Senza preavviso arriva Matera ed iniziano le frecce ad indicare “sassi”, le frecce marroni, quelle dei centri storici, i simboli a descrivere “patrimoni”. I sassi non si vedono subito, sono nascosti dalle case senza sassi, dai negozi che chiudono a mezzogiorno e mezza, per andare tutti a mangiare: riapriremo alle 16.00.
La terrazza la trovi perché vedi che la gente va tutta da quella parte, i sassi li senti arrivare perché gli occhi cominciano a farti male a causa del riflesso, del bianco e del sole che si scontrano e ti arrivano dritti allo sguardo, che si chiude a fessura, impreparato alla meraviglia.
Prendo la reflex e scatto una fotografia e poi un’altra, con il cellulare, per farla vedere a mio padre questa città, che lui viaggia poco e fa sempre e solo due itinerari, ma ora sul suo telefono ci puoi vedere anche le foto e lo faccio viaggiare così. Dopo due giorni mi ha detto: “è proprio bella”. Mio papà resta analogico, ha bisogno di un paio di giorni, per stamparsi la foto in testa e restituirne la bellezza.
Matera è proprio così, te la devi far scendere dagli occhi al cuore. Quando ci cammini dentro ne puoi cogliere quella malinconica provvisorietà, quel fruscio di passi silenziosi, degli impavidi turisti dell’ora di pranzo che sfidano la pietra e si svestono al suo calore.
L’auto era parcheggiata in salita, il sole ce l’ha conservata calda per l’ultima parte del viaggio: l’arrivo a Policoro.
C’è un punto, vicino al mare, dove tutte le vie hanno il nome di un filosofo o di un mito greco, la prima notte stavo in via Catone e mi accorgo, la sera, che un’amica aveva appena condiviso queste parole: ” … ogni qualvolta c’è un umido e tedioso novembre nella mia anima; ogni qualvolta mi sorprendo fermo, senza volerlo davanti a depositi di bare o in cammino dietro a tutti i funerali che incontro; e specialmente ogni qualvolta l’insofferenza mi possiede a tal punto che devo far appello a un saldo principio morale per trattenermi dal discendere in strada e buttar giù metodicamente il cappello di testa ai passanti, giudico allora che sia venuto il momento di prendere il mare al più presto possibile.
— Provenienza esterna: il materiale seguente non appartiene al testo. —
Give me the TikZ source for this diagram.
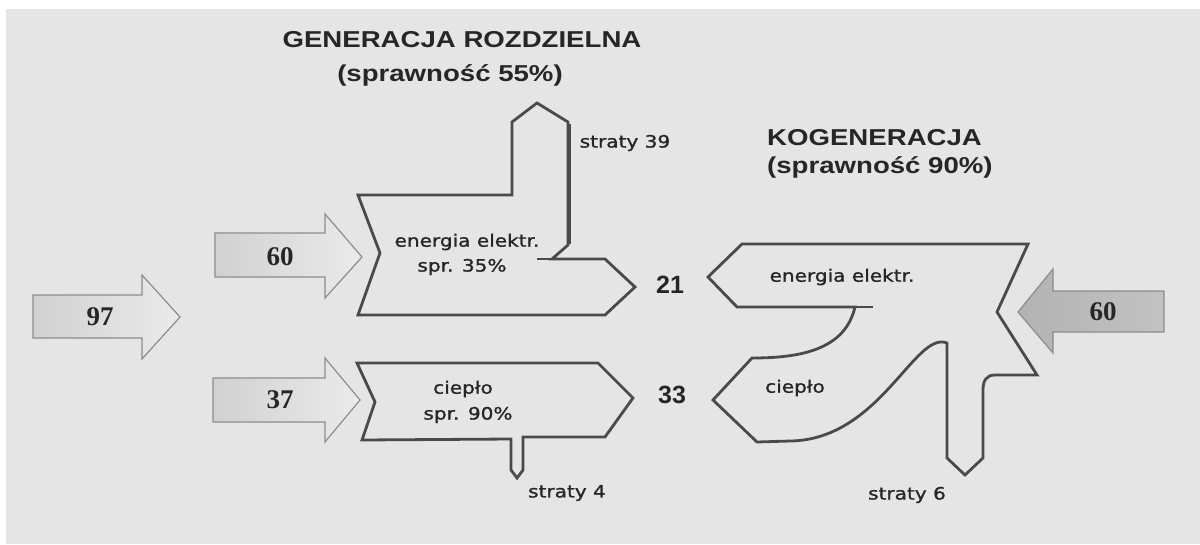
\documentclass[tikz,border=0pt]{standalone}
\usepackage{fontspec}
\newfontfamily\titlefont[FakeStretch=1.2]{Liberation Sans}
\newfontfamily\labfont[FakeStretch=1.18,FakeBold=1.2]{DejaVu Sans}
\newfontfamily\numfont{Liberation Serif}
\newfontfamily\bignumfont{Liberation Sans}
\definecolor{bg}{HTML}{E5E5E5}
\definecolor{ink}{HTML}{262626}
\definecolor{outl}{HTML}{4A4A4A}
\definecolor{arrowline}{HTML}{8C8C8C}
\tikzset{
  flow/.style={draw=outl, line width=2.8pt, line join=miter},
  inarrow/.style={draw=arrowline, line width=1.2pt, left color=black!18, right color=black!8},
  darkarrow/.style={draw=arrowline, line width=1.2pt, left color=black!30, right color=black!24},
  title/.style={text=ink, font=\titlefont\bfseries\fontsize{23}{27}\selectfont, inner sep=0pt},
  lab/.style={text=ink, font=\labfont\fontsize{17}{20}\selectfont, inner sep=0pt},
  arrnum/.style={text=ink, font=\numfont\bfseries\fontsize{27}{30}\selectfont, inner sep=0pt},
  bignum/.style={text=ink, font=\bignumfont\bfseries\fontsize{25}{28}\selectfont, inner sep=0pt}
}
\begin{document}
\begin{tikzpicture}[x=1pt,y=-1pt]
\useasboundingbox (0,0) rectangle (1200,544);
\fill[white] (0,0) rectangle (1200,544);
\fill[bg] (6,9) rectangle (1200,544);

% input arrows
\path[inarrow] (33,295) -- (142,295) -- (142,275) -- (180,317) -- (142,359) -- (142,338) -- (33,338) -- cycle;
\path[inarrow] (215,233) -- (325,233) -- (325,214) -- (362,257) -- (325,298) -- (325,277) -- (215,277) -- cycle;
\path[inarrow] (213,378) -- (325,378) -- (325,358) -- (360,400) -- (325,442) -- (325,422) -- (213,422) -- cycle;
\path[darkarrow] (1018,312) -- (1053,269) -- (1053,291) -- (1164,291) -- (1164,332) -- (1053,332) -- (1053,353) -- cycle;

\node[arrnum] (n97) at (100,317) {97};
\node[arrnum] (n60a) at (280,257) {60};
\node[arrnum] (n37) at (280,400) {37};
\node[arrnum] (n60b) at (1103,312) {60};

% separate generation: electricity
\draw[flow] (358,195) -- (512,195) -- (512,122) -- (537,103) -- (568,122) -- (568,245) -- (552,259)
  -- (605,259) -- (635,287) -- (605,315) -- (358,315) -- (380,253) -- cycle;
\draw[flow] (537,259) -- (552,259);
\draw[outl, line width=2pt] (569.5,124) -- (569.5,244);

% separate generation: heat
\draw[flow] (357,363) -- (598,363) -- (633,398) -- (605,437) -- (523,437) -- (523,470) -- (517,478)
  -- (511,470) -- (511,439) -- (362,440) -- (375,402) -- cycle;

% cogeneration
\draw[flow] (742,244) -- (1028,244) -- (997,312) -- (1037,375) -- (995,375)
  .. controls (986,375) and (983,381) .. (983,390) -- (983,458) -- (965,475) -- (947,458) -- (947,343)
  .. controls (915,330) and (880,440) .. (790,441) -- (757,442) -- (713,400) -- (752,358)
  .. controls (800,358) and (845,350) .. (855,307) -- (737,307) -- (708,277) -- cycle;
\draw[flow] (855,307) -- (873,307);

% titles
\node[title] (t1) at (462,40) {GENERACJA ROZDZIELNA};
\node[title] (t1b) at (450,75) {(sprawność 55\%)};
\node[title, anchor=west] (t2) at (767,138) {KOGENERACJA};
\node[title, anchor=west] (t2b) at (767,167) {(sprawność 90\%)};

% labels
\node[lab] (s39) at (625,143) {straty 39};
\node[lab] (ee1) at (467,242) {energia elektr.};
\node[lab] (sp35) at (462,267) {spr. 35\%};
\node[lab] (cp1) at (463,389) {ciepło};
\node[lab] (sp90) at (468,415) {spr. 90\%};
\node[lab] (s4) at (567,493) {straty 4};
\node[lab] (ee2) at (842,277) {energia elektr.};
\node[lab] (cp2) at (795,388) {ciepło};
\node[lab] (s6) at (907,495) {straty 6};

\node[bignum] (n21) at (670,285) {21};
\node[bignum] (n33) at (672,395) {33};
\end{tikzpicture}
\end{document}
Questo è il mio modo di sostituire pistola e pallottola. Con un fiorito filosofare Catone si gettò sulla spada; io, con calma, mi imbarco…
(H. Melville, Moby Dick)”
Al mattino percorro poi la strada che separa via Catone dal mare. Il vento fa muovere tutte le cose in questa fine estate. Mi tuffo in un apparente oceano di ciottoli e meduse. Prendo il largo e distraggo lo sguardo verso la linea che separa il cielo da me.